▸ **Recorded data**
· · · · ·
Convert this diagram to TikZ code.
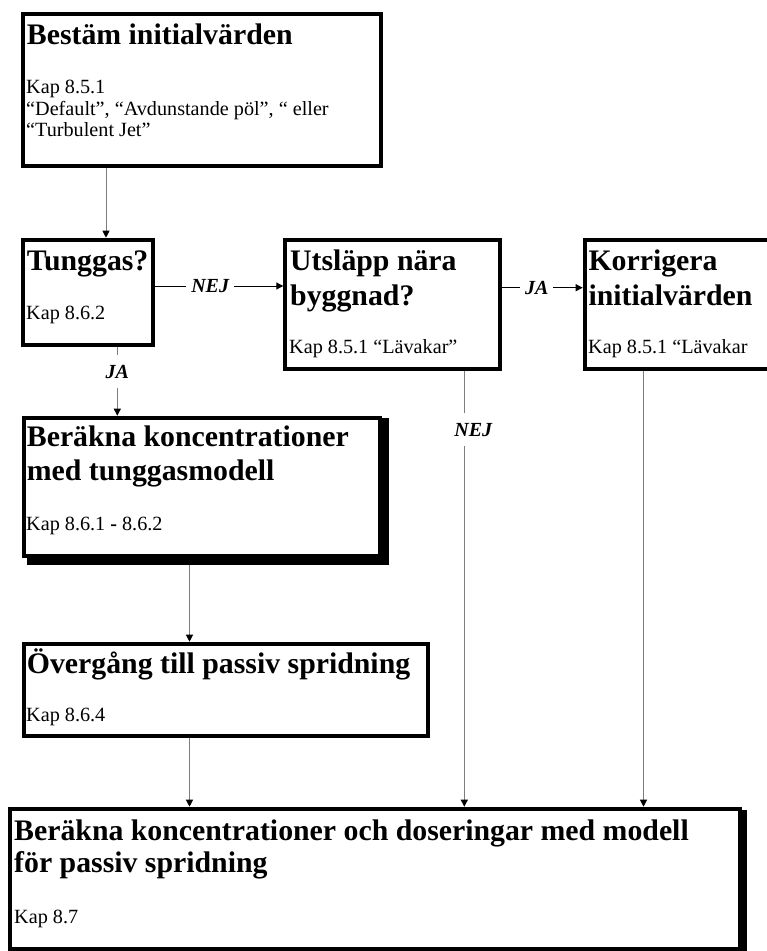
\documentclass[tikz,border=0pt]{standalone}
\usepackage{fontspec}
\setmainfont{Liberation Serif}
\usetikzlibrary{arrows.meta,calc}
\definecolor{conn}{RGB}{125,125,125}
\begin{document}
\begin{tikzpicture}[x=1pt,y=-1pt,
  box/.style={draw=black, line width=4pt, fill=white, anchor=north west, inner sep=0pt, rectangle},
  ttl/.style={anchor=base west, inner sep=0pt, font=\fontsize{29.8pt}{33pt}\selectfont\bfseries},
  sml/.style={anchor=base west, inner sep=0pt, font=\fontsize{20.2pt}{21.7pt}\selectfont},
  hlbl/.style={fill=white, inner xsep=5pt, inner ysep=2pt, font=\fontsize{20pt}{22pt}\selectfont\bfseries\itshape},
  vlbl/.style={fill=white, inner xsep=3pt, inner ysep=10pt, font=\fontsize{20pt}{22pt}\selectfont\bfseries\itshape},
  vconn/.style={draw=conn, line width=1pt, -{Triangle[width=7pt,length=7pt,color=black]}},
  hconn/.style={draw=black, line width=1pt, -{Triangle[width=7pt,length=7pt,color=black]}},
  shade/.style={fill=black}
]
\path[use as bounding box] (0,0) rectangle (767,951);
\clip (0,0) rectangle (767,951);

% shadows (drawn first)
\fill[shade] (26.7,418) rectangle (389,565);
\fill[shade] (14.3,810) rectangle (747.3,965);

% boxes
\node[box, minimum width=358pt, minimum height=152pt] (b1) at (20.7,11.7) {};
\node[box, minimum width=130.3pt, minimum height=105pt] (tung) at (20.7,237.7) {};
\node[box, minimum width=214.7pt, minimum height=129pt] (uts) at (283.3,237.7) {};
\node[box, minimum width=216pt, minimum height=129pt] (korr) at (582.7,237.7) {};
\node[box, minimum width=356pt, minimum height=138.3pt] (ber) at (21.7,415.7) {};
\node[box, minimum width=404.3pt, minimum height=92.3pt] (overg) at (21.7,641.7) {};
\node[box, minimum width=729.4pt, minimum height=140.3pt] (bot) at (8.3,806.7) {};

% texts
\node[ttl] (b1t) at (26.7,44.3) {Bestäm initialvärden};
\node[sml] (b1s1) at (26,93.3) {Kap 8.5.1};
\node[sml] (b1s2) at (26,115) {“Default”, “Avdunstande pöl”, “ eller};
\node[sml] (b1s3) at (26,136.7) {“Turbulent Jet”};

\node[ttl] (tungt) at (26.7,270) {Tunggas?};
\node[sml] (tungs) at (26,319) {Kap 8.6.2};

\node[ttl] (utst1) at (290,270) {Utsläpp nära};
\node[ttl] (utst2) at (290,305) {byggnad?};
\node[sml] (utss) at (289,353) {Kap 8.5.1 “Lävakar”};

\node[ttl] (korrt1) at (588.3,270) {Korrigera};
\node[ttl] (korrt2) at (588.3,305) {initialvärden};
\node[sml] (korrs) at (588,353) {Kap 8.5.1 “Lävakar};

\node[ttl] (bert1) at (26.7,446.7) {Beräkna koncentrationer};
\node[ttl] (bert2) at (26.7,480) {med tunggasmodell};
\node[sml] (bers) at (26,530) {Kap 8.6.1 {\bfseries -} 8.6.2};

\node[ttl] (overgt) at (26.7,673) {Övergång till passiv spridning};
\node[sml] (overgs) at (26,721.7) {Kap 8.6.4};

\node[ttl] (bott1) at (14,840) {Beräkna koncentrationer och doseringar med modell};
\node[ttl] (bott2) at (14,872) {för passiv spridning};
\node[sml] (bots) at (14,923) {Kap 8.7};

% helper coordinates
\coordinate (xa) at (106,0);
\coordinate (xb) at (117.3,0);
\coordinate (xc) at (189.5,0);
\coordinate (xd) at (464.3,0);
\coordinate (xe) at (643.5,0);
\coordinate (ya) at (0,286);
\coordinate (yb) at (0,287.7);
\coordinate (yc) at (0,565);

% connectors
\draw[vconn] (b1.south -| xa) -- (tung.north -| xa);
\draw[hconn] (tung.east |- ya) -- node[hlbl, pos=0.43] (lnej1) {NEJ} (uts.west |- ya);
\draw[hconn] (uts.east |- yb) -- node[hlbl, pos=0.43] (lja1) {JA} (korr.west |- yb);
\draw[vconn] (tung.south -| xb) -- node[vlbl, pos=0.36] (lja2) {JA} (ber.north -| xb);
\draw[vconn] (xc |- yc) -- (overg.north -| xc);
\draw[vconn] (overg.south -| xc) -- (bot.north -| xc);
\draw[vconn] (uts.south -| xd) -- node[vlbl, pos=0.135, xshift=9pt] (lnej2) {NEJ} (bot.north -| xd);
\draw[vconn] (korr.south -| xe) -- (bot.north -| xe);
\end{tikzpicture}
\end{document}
· · · · ·
Reproduce every line of the material precisely, omitting its pictures.

▸ **Solution for this exercise**
Convert this diagram to TikZ code.
\documentclass[tikz,border=0pt]{standalone}
\usepackage{fontspec}
\setmainfont{Liberation Serif}
\usetikzlibrary{arrows.meta,calc}
\definecolor{conn}{RGB}{125,125,125}
\begin{document}
\begin{tikzpicture}[x=1pt,y=-1pt,
  box/.style={draw=black, line width=4pt, fill=white, anchor=north west, inner sep=0pt, rectangle},
  ttl/.style={anchor=base west, inner sep=0pt, font=\fontsize{29.8pt}{33pt}\selectfont\bfseries},
  sml/.style={anchor=base west, inner sep=0pt, font=\fontsize{20.2pt}{21.7pt}\selectfont},
  hlbl/.style={fill=white, inner xsep=5pt, inner ysep=2pt, font=\fontsize{20pt}{22pt}\selectfont\bfseries\itshape},
  vlbl/.style={fill=white, inner xsep=3pt, inner ysep=10pt, font=\fontsize{20pt}{22pt}\selectfont\bfseries\itshape},
  vconn/.style={draw=conn, line width=1pt, -{Triangle[width=7pt,length=7pt,color=black]}},
  hconn/.style={draw=black, line width=1pt, -{Triangle[width=7pt,length=7pt,color=black]}},
  shade/.style={fill=black}
]
\path[use as bounding box] (0,0) rectangle (767,951);
\clip (0,0) rectangle (767,951);

% shadows (drawn first)
\fill[shade] (26.7,418) rectangle (389,565);
\fill[shade] (14.3,810) rectangle (747.3,965);

% boxes
\node[box, minimum width=358pt, minimum height=152pt] (b1) at (20.7,11.7) {};
\node[box, minimum width=130.3pt, minimum height=105pt] (tung) at (20.7,237.7) {};
\node[box, minimum width=214.7pt, minimum height=129pt] (uts) at (283.3,237.7) {};
\node[box, minimum width=216pt, minimum height=129pt] (korr) at (582.7,237.7) {};
\node[box, minimum width=356pt, minimum height=138.3pt] (ber) at (21.7,415.7) {};
\node[box, minimum width=404.3pt, minimum height=92.3pt] (overg) at (21.7,641.7) {};
\node[box, minimum width=729.4pt, minimum height=140.3pt] (bot) at (8.3,806.7) {};

% texts
\node[ttl] (b1t) at (26.7,44.3) {Bestäm initialvärden};
\node[sml] (b1s1) at (26,93.3) {Kap 8.5.1};
\node[sml] (b1s2) at (26,115) {“Default”, “Avdunstande pöl”, “ eller};
\node[sml] (b1s3) at (26,136.7) {“Turbulent Jet”};

\node[ttl] (tungt) at (26.7,270) {Tunggas?};
\node[sml] (tungs) at (26,319) {Kap 8.6.2};

\node[ttl] (utst1) at (290,270) {Utsläpp nära};
\node[ttl] (utst2) at (290,305) {byggnad?};
\node[sml] (utss) at (289,353) {Kap 8.5.1 “Lävakar”};

\node[ttl] (korrt1) at (588.3,270) {Korrigera};
\node[ttl] (korrt2) at (588.3,305) {initialvärden};
\node[sml] (korrs) at (588,353) {Kap 8.5.1 “Lävakar};

\node[ttl] (bert1) at (26.7,446.7) {Beräkna koncentrationer};
\node[ttl] (bert2) at (26.7,480) {med tunggasmodell};
\node[sml] (bers) at (26,530) {Kap 8.6.1 {\bfseries -} 8.6.2};

\node[ttl] (overgt) at (26.7,673) {Övergång till passiv spridning};
\node[sml] (overgs) at (26,721.7) {Kap 8.6.4};

\node[ttl] (bott1) at (14,840) {Beräkna koncentrationer och doseringar med modell};
\node[ttl] (bott2) at (14,872) {för passiv spridning};
\node[sml] (bots) at (14,923) {Kap 8.7};

% helper coordinates
\coordinate (xa) at (106,0);
\coordinate (xb) at (117.3,0);
\coordinate (xc) at (189.5,0);
\coordinate (xd) at (464.3,0);
\coordinate (xe) at (643.5,0);
\coordinate (ya) at (0,286);
\coordinate (yb) at (0,287.7);
\coordinate (yc) at (0,565);

% connectors
\draw[vconn] (b1.south -| xa) -- (tung.north -| xa);
\draw[hconn] (tung.east |- ya) -- node[hlbl, pos=0.43] (lnej1) {NEJ} (uts.west |- ya);
\draw[hconn] (uts.east |- yb) -- node[hlbl, pos=0.43] (lja1) {JA} (korr.west |- yb);
\draw[vconn] (tung.south -| xb) -- node[vlbl, pos=0.36] (lja2) {JA} (ber.north -| xb);
\draw[vconn] (xc |- yc) -- (overg.north -| xc);
\draw[vconn] (overg.south -| xc) -- (bot.north -| xc);
\draw[vconn] (uts.south -| xd) -- node[vlbl, pos=0.135, xshift=9pt] (lnej2) {NEJ} (bot.north -| xd);
\draw[vconn] (korr.south -| xe) -- (bot.north -| xe);
\end{tikzpicture}
\end{document}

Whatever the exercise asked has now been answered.